The OSS world is dominated by Linux (many would argue it pretty much is Linux) and since .NET now has the official MS stamp of approval to run on Linux more 3rd parties are providing .NET specific APIs and opening the framework to their platforms (Stripe being the most recent example). I have been pleasantly surprised at how quickly some vendors have adopted .NET Core, more than I thought would be the case which demonstrates how things can quickly change in the tech industry.

That said I think it will still take some time to bed in and we do need a bit of a cultural change. .NET is still dominated by Windows and Visual Studio and the hipsters will stay away until this changes (I attended a .NET meetup a few weeks ago and in a room of about 20 I was the only person that didn't use Visual Studio). A couple of practical examples where this has been a problem for me ...
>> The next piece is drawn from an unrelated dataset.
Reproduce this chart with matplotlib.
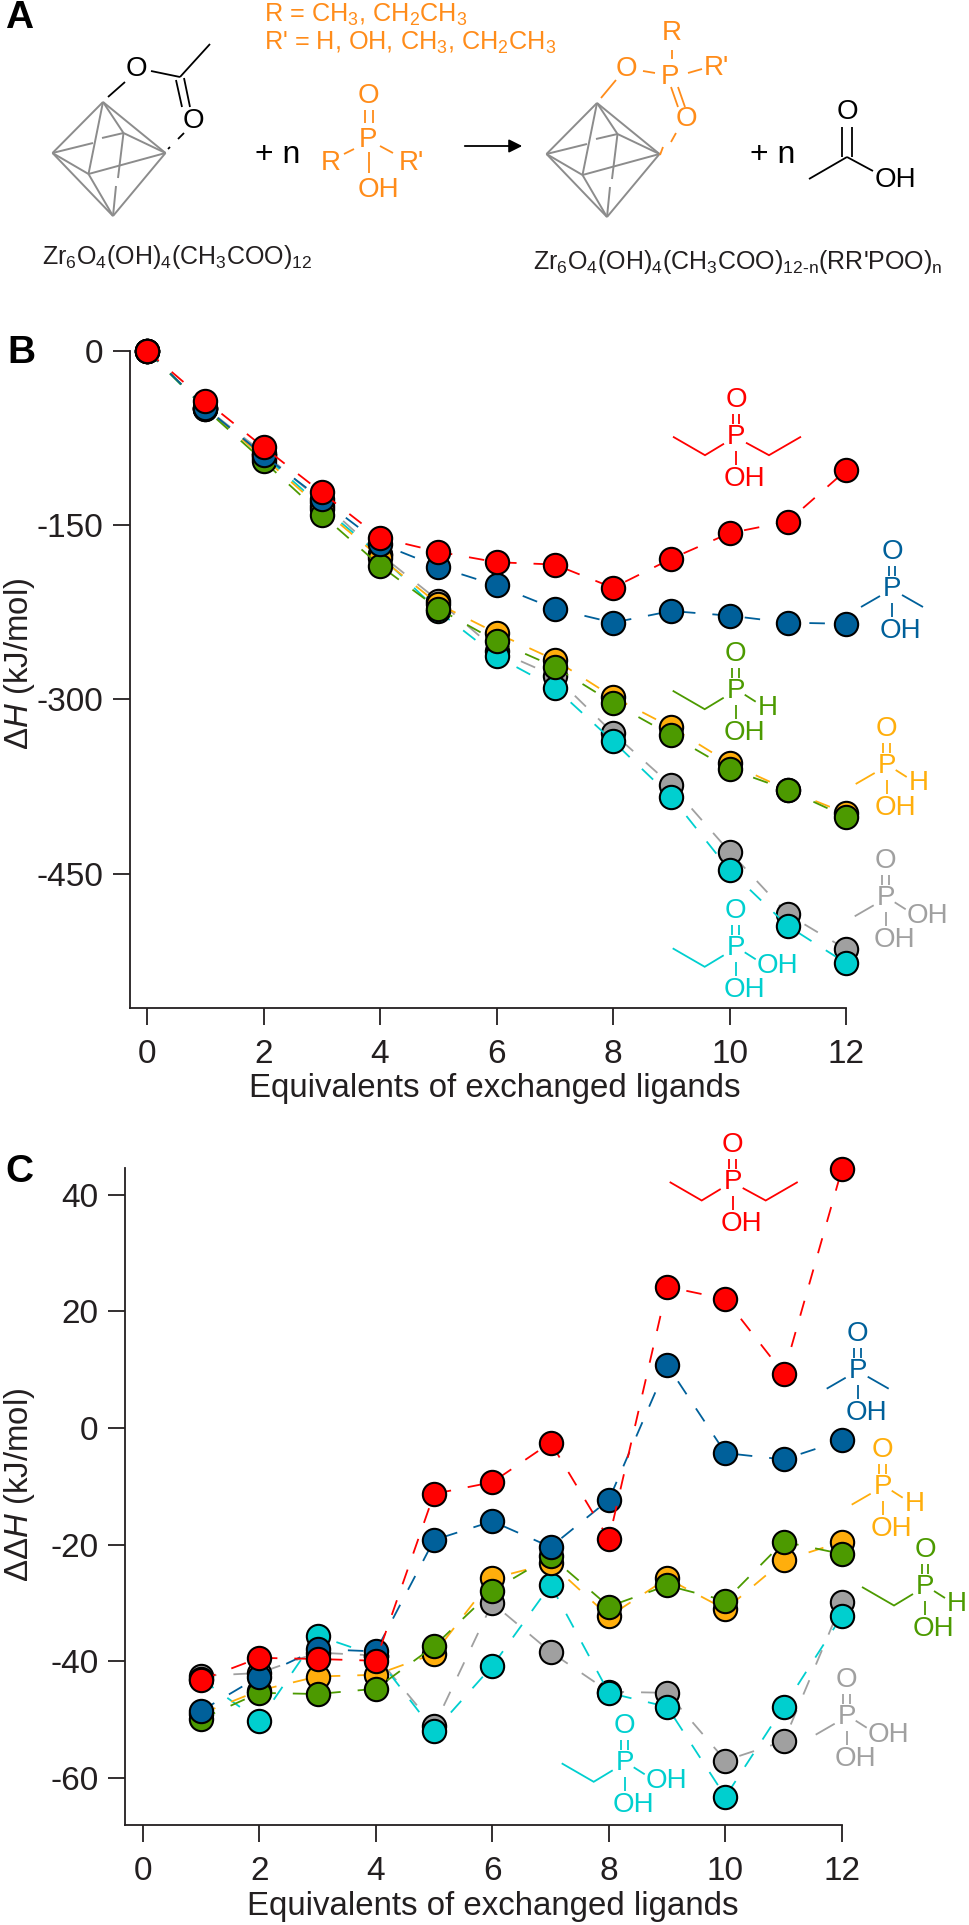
"""Ligand exchange enthalpies on the Zr6 acetate cluster: scheme plus two panels."""
import matplotlib
matplotlib.use("Agg")
import matplotlib.pyplot as plt

plt.rcParams["font.family"] = ["Liberation Sans", "DejaVu Sans"]
plt.rcParams["mathtext.fontset"] = "custom"
plt.rcParams["mathtext.rm"] = "Liberation Sans"
plt.rcParams["mathtext.it"] = "Liberation Sans:italic"
plt.rcParams["axes.unicode_minus"] = False

W, H = 969, 1925

RED = "#ff0000"
BLUE = "#00609a"
GREEN = "#4c9a00"
ORANGE = "#ffae0c"
GREY = "#a0a0a0"
CYAN = "#00cfcf"
SCHEME_ORANGE = "#ff8c1a"
INK = "#231f20"

# panel B: delta H (kJ/mol) for 0..12 equivalents
b_x = list(range(13))
b_grey = [0, -49, -88, -130, -175, -215, -258, -280, -329, -374, -431, -485, -515]
b_cyan = [0, -50, -90, -134, -176, -224, -263, -290, -336, -384, -447, -495, -527]
b_orange = [0, -49, -92, -136, -178, -218, -243, -266, -298, -324, -355, -378, -398]
b_green = [0, -50, -95, -141, -185, -222, -250, -272, -303, -331, -360, -378, -401]
b_blue = [0, -49, -90, -128, -166, -186, -202, -222, -234, -224, -228, -234, -235]
b_red = [0, -43, -83, -122, -161, -173, -182, -184, -204, -179, -157, -147, -103]

# panel C: delta delta H (kJ/mol) for 1..12 equivalents
c_x = list(range(1, 13))
c_grey = [-42.5, -42, -38.5, -39, -51.1, -30, -38.4, -45.2, -45.4, -57, -53.7, -29.9]
c_cyan = [-43, -50.2, -35.6, -39, -52, -40.8, -26.9, -45.4, -47.8, -63.2, -47.8, -32.2]
c_orange = [-49, -45, -42.6, -42.3, -38.7, -25.8, -23.2, -32.3, -25.8, -31.1, -22.7, -19.5]
c_green = [-49.9, -45.4, -45.6, -44.7, -37.4, -27.9, -22, -30.6, -27, -29.6, -19.5, -21.6]
c_blue = [-48.5, -42.6, -37.9, -38.3, -19.2, -16, -20.4, -12.3, 10.8, -4.3, -5.4, -2.1]
c_red = [-43.2, -39.4, -39.6, -39.9, -11.3, -9.3, -2.5, -19.1, 24.2, 22.1, 9.3, 44.4]

x_ticks = [0, 2, 4, 6, 8, 10, 12]
b_y_ticks = [0, -150, -300, -450]
c_y_ticks = [40, 20, 0, -20, -40, -60]
x_label = "Equivalents of exchanged ligands"

fig = plt.figure(figsize=(W / 100, H / 100), dpi=100)

# overlay in image pixels, used for the drawn structures and label placement
ov = fig.add_axes([0, 0, 1, 1], zorder=5)
ov.set_xlim(0, W)
ov.set_ylim(H, 0)
ov.axis("off")
ov.patch.set_alpha(0)


def seg(points, color, lw=1.3):
    xs, ys = zip(*points)
    ov.plot(xs, ys, color=color, lw=lw, solid_capstyle="butt", solid_joinstyle="miter")


def atom(x, y, s, color, size=20, ha="center"):
    ov.text(x, y, s, color=color, fontsize=size, ha=ha, va="center")


def phosphinic(px, py, color, left, right):
    atom(px, py, "P", color)
    atom(px, py - 37, "O", color)
    seg([(px - 3.3, py - 23), (px - 3.3, py - 13)], color)
    seg([(px + 3.3, py - 23), (px + 3.3, py - 13)], color)
    seg([(px, py + 14), (px, py + 28)], color)
    atom(px - 12, py + 42, "OH", color, ha="left")
    if left == "ethyl":
        seg([(px - 12, py + 7), (px - 31, py + 18.5), (px - 63, py)], color)
    else:
        seg([(px - 12, py + 7), (px - 31, py + 18)], color)
    if right == "ethyl":
        seg([(px + 10, py + 6), (px + 33, py + 18.5), (px + 65, py)], color)
    elif right == "methyl":
        seg([(px + 10, py + 6), (px + 31, py + 18)], color)
    elif right == "H":
        seg([(px + 9, py + 4), (px + 20, py + 11)], color)
        atom(px + 32, py + 17, "H", color)
    else:
        seg([(px + 9, py + 4), (px + 20, py + 11)], color)
        atom(px + 21, py + 18, "OH", color, ha="left")


def octahedron(dx, dy):
    c = "#8c8c8c"
    top, lft, rgt, bot = (103, 102), (52.5, 153), (165.5, 153), (113, 216)
    back, front = (123.5, 133), (88.5, 174)
    for a, b in [(top, lft), (top, rgt), (lft, bot), (rgt, bot), (front, bot),
                 (top, front), (lft, front), (front, rgt), (top, back), (back, rgt),
                 (lft, (93, 143)), ((102, 138), back), (back, (118, 178)), ((116, 186), bot)]:
        seg([(a[0] + dx, a[1] + dy), (b[0] + dx, b[1] + dy)], c, lw=1.4)


def scheme():
    k = "black"
    o = SCHEME_ORANGE
    ov.text(5, 18, "A", fontsize=28, fontweight="bold", color="black", va="center")
    octahedron(0, 0)
    octahedron(494, 1)

    # acetate on the left cluster
    seg([(108, 97), (125, 82)], k)
    atom(136, 69, "O", k)
    seg([(151, 71), (180, 77)], k)
    seg([(180, 77), (210, 44)], k)
    seg([(176, 80), (182, 107)], k)
    seg([(184, 78), (190, 107)], k)
    atom(193, 121, "O", k)
    seg([(184, 133), (178, 139)], k)
    seg([(170, 147), (168, 149)], k)

    ov.text(264, 15, r"R = CH$_3$, CH$_2$CH$_3$", color=o, fontsize=18.2, va="center")
    ov.text(264, 43, r"R' = H, OH, CH$_3$, CH$_2$CH$_3$", color=o, fontsize=18.2, va="center")

    atom(278, 155, "+ n", k, size=23)

    # free phosphonic species
    atom(368, 140, "P", o)
    atom(368, 96, "O", o)
    seg([(365, 110), (365, 123)], o)
    seg([(373, 110), (373, 123)], o)
    seg([(369, 152), (369, 173)], o)
    atom(358, 190, "OH", o, ha="left")
    atom(331, 163, "R", o)
    seg([(344, 154), (354, 149)], o)
    atom(411, 163, "R'", o)
    seg([(380, 146), (393, 153)], o)

    ov.annotate("", xy=(525, 146), xytext=(462, 146),
                arrowprops=dict(arrowstyle="-|>", color="black", lw=1.3, mutation_scale=20))

    # bound phosphonate on the right cluster
    seg([(601, 98), (616, 80)], o)
    atom(626, 69, "O", o)
    seg([(643, 71), (655, 73)], o)
    atom(670, 77, "P", o)
    atom(672, 33, "R", o)
    seg([(672, 50), (672, 59)], o)
    atom(716, 68, "R'", o)
    seg([(688, 73), (702, 69)], o)
    seg([(671, 87), (678, 107)], o)
    seg([(678, 87), (685, 107)], o)
    atom(686, 119, "O", o)
    seg([(676, 133), (671, 142)], o)
    seg([(663, 147), (660, 155)], o)

    atom(773, 155, "+ n", k, size=23)

    # acetic acid
    atom(847, 112, "O", k)
    seg([(842, 127), (842, 157)], k)
    seg([(852, 127), (852, 157)], k)
    seg([(847, 157), (809, 179)], k)
    seg([(847, 157), (873, 171)], k)
    atom(875, 180, "OH", k, ha="left")

    ov.text(42, 257, r"Zr$_6$O$_4$(OH)$_4$(CH$_3$COO)$_{12}$", color=INK, fontsize=18, va="center")
    ov.text(533, 262, r"Zr$_6$O$_4$(OH)$_4$(CH$_3$COO)$_{\text{12-n}}$(RR'POO)$_\mathrm{n}$",
            color=INK, fontsize=18, va="center")


def panel_axes(left, right, top, bottom, xlim, ylim):
    ax = fig.add_axes([left / W, 1 - bottom / H, (right - left) / W, (bottom - top) / H], zorder=2)
    ax.set_xlim(*xlim)
    ax.set_ylim(*ylim)
    ax.patch.set_alpha(0)
    for side in ("top", "right"):
        ax.spines[side].set_visible(False)
    for side in ("left", "bottom"):
        ax.spines[side].set_linewidth(1.3)
        ax.spines[side].set_color(INK)
    ax.tick_params(axis="both", length=12.2, width=1.3, color=INK, labelcolor=INK, labelsize=24)
    ax.tick_params(axis="x", pad=10)
    ax.tick_params(axis="y", pad=7)
    return ax


def draw_series(ax, x, series):
    for z, (values, color) in enumerate(series):
        ax.plot(x, values, color=color, lw=1.3, dashes=(8.6, 9.4), dash_capstyle="butt",
                marker="o", ms=16.8, mfc=color, mec="black", mew=1.5, clip_on=False, zorder=3 + z)


scheme()

# panel B
ax_b = panel_axes(130, 846, 350.7, 1008, (-0.292, 12), (-565.6, 0))
draw_series(ax_b, b_x, [(b_grey, GREY), (b_cyan, CYAN), (b_orange, ORANGE),
                        (b_green, GREEN), (b_blue, BLUE), (b_red, RED)])
ax_b.set_xticks(x_ticks)
ax_b.set_yticks(b_y_ticks)
ax_b.set_xlabel(x_label, fontsize=23.8, color=INK, va="center")
ax_b.xaxis.set_label_coords(495, 1088, transform=ov.transData)
ax_b.set_ylabel(r"$\Delta\mathit{H}$ (kJ/mol)", fontsize=23.8, color=INK, va="center")
ax_b.yaxis.set_label_coords(20, 664, transform=ov.transData)
ov.text(7, 353, "B", fontsize=28, fontweight="bold", color="black", va="center")

phosphinic(736, 436.7, RED, "ethyl", "ethyl")
phosphinic(892, 589, BLUE, "methyl", "methyl")
phosphinic(735.7, 690.7, GREEN, "ethyl", "H")
phosphinic(886.7, 766, ORANGE, "methyl", "H")
phosphinic(885.7, 898.3, GREY, "methyl", "OH")
phosphinic(735.7, 948.3, CYAN, "ethyl", "OH")

# panel C
ax_c = panel_axes(125.3, 842, 1168, 1824.7, (-0.298, 12), (-68, 44.56))
draw_series(ax_c, c_x, [(c_grey, GREY), (c_cyan, CYAN), (c_orange, ORANGE),
                        (c_green, GREEN), (c_blue, BLUE), (c_red, RED)])
ax_c.set_xticks(x_ticks)
ax_c.set_yticks(c_y_ticks)
ax_c.set_xlabel(x_label, fontsize=23.8, color=INK, va="center")
ax_c.xaxis.set_label_coords(492.5, 1907, transform=ov.transData)
ax_c.set_ylabel(r"$\Delta\Delta\mathit{H}$ (kJ/mol)", fontsize=23.8, color=INK, va="center")
ax_c.yaxis.set_label_coords(20, 1485, transform=ov.transData)
ov.text(5, 1172, "C", fontsize=28, fontweight="bold", color="black", va="center")

phosphinic(732.7, 1182, RED, "ethyl", "ethyl")
phosphinic(857.7, 1370.7, BLUE, "methyl", "methyl")
phosphinic(882.7, 1486.7, ORANGE, "methyl", "H")
phosphinic(925, 1587, GREEN, "ethyl", "H")
phosphinic(846.7, 1716.7, GREY, "methyl", "OH")
phosphinic(624.7, 1763.3, CYAN, "ethyl", "OH")

fig.savefig("out.png", dpi=100)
  1. I was trying out ASP.NET Core and the documentation made references to VS which made it difficult for me as I was using a Mac (the documentation instructed the user to create a project using a template which obviously performed certain 'magic' plumbing the required elements and adding namespaces from packages I struggled to find). I'm an experienced .NET guy who's been working with Linux / Mono for a few years and I found this off putting so I can only assume someone hopping over from outside the .NET space might not be too impressed. FWIW I checked out a few other comparable frameworks (Play for example) and their getting started tutorials were all platform and IDE agnostic (as they should be).

  2. I'd been looking at quicker alternatives for front end work and I heard about an interesting open source project on .NET rocks so went to check it out. Although they were working on .NET Core integration, VS templating was probably its USP and so whilst I was interested in the framework I'd struggle to get the benefits and decided it wasn't worth it. A lot of .NET stuff seems to be based around VS templating.

These might seem like minor quibbles but I just put them up as things to bear in mind because I've found it a real problem. Thankfully some are noticing: Orchard 2 is quite clear they are cross platform and instructs contributors not to make assumptions everyone is working and developing using Windows and Visual Studio. Hopefully more will follow this example.

Anyhow, your comments on this would be welcome. I'd also like to add I appreciate the good work you do Scott. I was listening to a podcast on Linux and your name came up with nothing but praise from the guys on the show (they were discussing WSL) so your good work and evangelising is clearly paying off and noticed by others.

Thanks,

Matt :-)

M-Zuber commented 6 years ago

Follow this work, as there is a lot going on to make templates better. (also, there are people working on plugins for VS code to enable templates there as well) I agree though that documentation should be encouraged to be friendlier to non vs-code users.